Chichen Itza, Yucatan Peninsula
Located in Mexico, this is a ginormous complex of Mayan ruins. The ancient city features at huge step pyramid – known as El Castillo or the Temple of Kukulcan – and a ball court. As well as this, you will find as the Wall of the Skulls and the Temple of the Warriors. There is much more to see, too, so exploring with a guide is a good plan.
Built around 600AD, it lies over an area of around 4 miles. When excavations began in the 19th century, skeletons and sacrificial objects were found confirming the legend of the Cult of the Cenote. This was a human sacrifice to the rain god. Victims and valuables were thrown into the major cenote at Chichen Itza!
Whilst I thought that Chichen Itza was amazing, I actually preferred the lesser-known temple complex, Calakmul, in Mexico. You can read all about that here- Everything you need to know when visiting Calakmul.
Taj Mahal, Agra
One of the images that is synonymous with India is a view of the Taj Mahal at sunrise. Is it any wonder, then, that it was voted in as one of the new 7 wonders of the world? It would certainly get my vote…

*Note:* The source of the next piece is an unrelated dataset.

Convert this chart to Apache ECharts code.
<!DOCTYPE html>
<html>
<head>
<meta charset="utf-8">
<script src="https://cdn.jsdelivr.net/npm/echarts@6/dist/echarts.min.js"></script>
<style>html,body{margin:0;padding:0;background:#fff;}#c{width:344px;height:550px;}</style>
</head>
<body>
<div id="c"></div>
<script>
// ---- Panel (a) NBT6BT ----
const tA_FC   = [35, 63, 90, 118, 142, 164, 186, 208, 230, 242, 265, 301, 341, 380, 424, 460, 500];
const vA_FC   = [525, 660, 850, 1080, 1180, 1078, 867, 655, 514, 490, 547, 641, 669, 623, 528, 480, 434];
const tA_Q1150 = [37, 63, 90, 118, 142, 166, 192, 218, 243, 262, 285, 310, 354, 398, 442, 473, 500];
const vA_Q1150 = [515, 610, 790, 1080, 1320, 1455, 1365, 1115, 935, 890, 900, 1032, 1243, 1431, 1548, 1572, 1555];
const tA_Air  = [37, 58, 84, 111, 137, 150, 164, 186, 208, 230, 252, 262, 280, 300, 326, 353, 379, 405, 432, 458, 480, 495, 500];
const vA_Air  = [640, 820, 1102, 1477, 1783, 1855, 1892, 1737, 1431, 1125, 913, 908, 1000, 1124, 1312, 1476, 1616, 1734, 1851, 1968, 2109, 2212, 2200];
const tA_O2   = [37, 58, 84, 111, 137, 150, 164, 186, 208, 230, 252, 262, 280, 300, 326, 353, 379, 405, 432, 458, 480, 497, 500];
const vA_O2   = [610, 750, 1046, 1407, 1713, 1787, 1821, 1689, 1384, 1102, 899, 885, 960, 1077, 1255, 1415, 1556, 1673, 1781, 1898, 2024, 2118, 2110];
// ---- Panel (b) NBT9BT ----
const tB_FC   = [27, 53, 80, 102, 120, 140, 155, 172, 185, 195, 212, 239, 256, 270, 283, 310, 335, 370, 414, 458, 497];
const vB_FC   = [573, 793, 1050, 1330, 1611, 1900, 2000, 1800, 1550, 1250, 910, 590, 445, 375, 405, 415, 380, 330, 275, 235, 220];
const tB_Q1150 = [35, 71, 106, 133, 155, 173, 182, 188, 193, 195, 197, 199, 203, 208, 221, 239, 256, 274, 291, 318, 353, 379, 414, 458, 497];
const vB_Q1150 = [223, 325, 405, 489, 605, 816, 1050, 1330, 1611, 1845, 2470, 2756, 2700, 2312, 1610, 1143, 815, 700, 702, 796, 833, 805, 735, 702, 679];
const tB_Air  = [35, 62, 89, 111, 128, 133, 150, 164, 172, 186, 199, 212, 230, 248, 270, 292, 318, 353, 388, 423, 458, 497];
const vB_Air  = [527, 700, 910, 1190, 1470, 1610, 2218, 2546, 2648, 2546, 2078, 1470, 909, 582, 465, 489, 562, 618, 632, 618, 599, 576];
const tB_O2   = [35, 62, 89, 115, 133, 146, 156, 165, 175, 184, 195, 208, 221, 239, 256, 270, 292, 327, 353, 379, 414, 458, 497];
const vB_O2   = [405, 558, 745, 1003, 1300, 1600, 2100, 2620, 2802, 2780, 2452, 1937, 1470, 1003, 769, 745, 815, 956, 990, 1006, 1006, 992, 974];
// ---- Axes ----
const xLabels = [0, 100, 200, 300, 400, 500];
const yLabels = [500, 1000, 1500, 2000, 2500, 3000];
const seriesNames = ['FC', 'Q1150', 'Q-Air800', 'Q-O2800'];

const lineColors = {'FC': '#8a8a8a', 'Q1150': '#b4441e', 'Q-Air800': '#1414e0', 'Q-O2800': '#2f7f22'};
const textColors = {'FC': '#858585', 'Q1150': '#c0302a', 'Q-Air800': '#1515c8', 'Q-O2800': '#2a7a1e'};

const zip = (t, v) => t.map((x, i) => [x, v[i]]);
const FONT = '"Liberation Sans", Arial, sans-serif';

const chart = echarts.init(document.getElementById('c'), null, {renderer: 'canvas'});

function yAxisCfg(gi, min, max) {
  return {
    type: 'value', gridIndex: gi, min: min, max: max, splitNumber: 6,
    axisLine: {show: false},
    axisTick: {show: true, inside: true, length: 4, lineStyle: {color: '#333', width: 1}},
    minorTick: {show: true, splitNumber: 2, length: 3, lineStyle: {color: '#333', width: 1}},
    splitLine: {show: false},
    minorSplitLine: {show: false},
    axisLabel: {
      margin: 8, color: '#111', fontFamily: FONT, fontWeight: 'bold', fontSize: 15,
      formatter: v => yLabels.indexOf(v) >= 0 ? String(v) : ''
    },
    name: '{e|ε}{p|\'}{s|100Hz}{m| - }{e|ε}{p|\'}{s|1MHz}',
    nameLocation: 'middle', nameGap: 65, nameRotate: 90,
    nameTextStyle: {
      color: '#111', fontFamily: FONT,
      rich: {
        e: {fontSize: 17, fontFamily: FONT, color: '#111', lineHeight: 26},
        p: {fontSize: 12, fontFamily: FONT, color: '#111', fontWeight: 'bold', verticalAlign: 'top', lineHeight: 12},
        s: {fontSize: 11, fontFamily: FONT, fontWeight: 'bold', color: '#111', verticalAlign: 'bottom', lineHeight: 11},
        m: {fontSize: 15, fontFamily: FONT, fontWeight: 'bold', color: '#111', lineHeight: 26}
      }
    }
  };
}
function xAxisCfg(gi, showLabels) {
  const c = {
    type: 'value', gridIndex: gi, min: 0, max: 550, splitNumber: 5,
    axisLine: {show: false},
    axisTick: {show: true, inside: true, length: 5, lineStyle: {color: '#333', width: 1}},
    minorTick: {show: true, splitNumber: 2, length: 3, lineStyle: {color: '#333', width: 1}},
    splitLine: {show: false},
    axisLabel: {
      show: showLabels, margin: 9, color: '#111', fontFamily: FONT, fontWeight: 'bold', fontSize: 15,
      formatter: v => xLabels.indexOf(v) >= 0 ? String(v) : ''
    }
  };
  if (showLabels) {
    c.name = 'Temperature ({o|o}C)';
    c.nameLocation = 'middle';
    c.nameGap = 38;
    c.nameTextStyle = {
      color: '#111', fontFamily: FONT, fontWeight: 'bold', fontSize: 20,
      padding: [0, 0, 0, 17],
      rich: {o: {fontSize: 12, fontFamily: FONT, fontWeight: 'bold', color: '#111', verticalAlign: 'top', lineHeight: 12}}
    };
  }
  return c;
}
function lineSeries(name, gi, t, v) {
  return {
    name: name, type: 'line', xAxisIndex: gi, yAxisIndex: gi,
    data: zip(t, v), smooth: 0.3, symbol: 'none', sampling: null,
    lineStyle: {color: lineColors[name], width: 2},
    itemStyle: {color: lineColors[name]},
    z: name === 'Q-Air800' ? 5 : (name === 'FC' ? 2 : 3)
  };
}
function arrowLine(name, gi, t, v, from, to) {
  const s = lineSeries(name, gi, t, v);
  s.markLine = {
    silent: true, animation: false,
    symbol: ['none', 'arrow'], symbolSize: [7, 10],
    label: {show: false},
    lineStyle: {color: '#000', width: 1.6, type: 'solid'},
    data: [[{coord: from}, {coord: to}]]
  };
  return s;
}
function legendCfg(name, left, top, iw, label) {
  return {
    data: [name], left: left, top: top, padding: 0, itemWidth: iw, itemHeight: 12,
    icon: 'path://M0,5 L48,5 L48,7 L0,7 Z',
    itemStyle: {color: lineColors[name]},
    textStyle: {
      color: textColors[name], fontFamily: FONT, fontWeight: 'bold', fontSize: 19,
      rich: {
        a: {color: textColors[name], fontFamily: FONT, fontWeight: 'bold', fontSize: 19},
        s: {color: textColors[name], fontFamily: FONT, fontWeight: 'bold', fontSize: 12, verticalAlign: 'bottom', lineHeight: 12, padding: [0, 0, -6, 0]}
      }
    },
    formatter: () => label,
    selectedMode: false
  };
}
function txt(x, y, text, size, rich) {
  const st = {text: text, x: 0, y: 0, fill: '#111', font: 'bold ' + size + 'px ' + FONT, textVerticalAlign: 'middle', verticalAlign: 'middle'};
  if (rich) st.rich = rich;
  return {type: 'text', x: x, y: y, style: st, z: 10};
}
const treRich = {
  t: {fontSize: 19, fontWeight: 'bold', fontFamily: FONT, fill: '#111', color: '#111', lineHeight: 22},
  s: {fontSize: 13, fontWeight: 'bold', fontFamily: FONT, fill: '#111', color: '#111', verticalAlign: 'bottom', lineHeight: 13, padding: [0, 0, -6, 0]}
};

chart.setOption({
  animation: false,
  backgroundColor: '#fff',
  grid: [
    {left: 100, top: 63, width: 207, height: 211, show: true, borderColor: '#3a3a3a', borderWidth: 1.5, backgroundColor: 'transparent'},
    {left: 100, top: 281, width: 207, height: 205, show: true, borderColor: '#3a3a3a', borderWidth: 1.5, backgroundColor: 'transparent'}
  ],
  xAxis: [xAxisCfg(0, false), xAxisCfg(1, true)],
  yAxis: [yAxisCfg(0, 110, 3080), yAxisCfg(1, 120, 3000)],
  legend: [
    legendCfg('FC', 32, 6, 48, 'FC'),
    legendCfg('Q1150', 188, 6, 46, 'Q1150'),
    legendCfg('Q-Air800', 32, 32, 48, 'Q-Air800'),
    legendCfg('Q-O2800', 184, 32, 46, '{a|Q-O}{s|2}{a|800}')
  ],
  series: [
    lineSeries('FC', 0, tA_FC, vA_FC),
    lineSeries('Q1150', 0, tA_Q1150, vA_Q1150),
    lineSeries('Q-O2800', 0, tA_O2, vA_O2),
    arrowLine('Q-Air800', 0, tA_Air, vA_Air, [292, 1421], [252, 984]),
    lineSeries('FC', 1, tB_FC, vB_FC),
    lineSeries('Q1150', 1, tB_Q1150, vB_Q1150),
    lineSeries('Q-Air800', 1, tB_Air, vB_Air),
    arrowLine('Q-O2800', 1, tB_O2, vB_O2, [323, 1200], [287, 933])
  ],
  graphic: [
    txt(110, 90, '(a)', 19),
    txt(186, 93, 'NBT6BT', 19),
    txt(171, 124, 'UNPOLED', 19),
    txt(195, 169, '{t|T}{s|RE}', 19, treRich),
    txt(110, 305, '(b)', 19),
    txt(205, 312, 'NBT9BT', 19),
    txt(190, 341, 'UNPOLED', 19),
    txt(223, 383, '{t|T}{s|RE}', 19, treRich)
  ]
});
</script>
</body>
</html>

Commissioned in 1632 and completed in 1653, the white marble mausoleum houses the tomb of Mughal emperor Shah Jahan and his wife, Mumtaz Mahal, for whom it was originally built.
The Taj Mahal is set over an impressed 17 hectares of land, and is around 73 metres tall. Millions of people visit the Taj Mahal for the incredible beauty and serenity inside and outside of the mausoleum. Whether you see the Taj Mahal in the early morning glow or under the light of the moon, you’re bound to be blown away by its iconic style.
Christ the Redeemer, Rio de Janeiro
Brazil is a beautiful country; the bay of Rio de Janeiro itself is actually classed as one of the 7 natural wonders of the world. By visiting the impressive Christ the Redeemer statue you can tick two things off the ultimate travel bucket list!
The statue is art deco, designed by Paul Landowski, a French sculptor, and built by a Brazilian engineer named Heitor de Silva Costa. He collaborated with French engineer Albert Caquot, and the face was actually created by Gheorghe Leonida. The statue was a team effort, certainly. It is 30 metres tall, with an 8 metre pedestal, and the arm span is 28 metres wide.
You can book various trips and tours that allow you to skip the line to visit the statue. Christ the Redeemer can be reached by train or you can take a taxi from the city centre, like we did.
Machu Picchu, Andes Mountains
High above the Urubamba River valley in Peru, you can find the Incan citadel of Machu Picchu. Despite the fact that nobody really knows what it was built for, it was voted as one of the new 7 wonders of the world.
It offers panoramic views, and fascinates visitors, architects and archaeologists due to its huge blocks being fused together without the use of mortar. The buildings also play on the astronomical alignments.
Admission is regulated, so booking in advance is recommended if you are planning to visit this spectacular site. You can also visit with a guide, hike up the mountain or explore the nearby jungle.
So they are the new 7 wonders of the world. All spectacular sites in their own right, they’re not to be missed if you ever get the opportunity to visit them.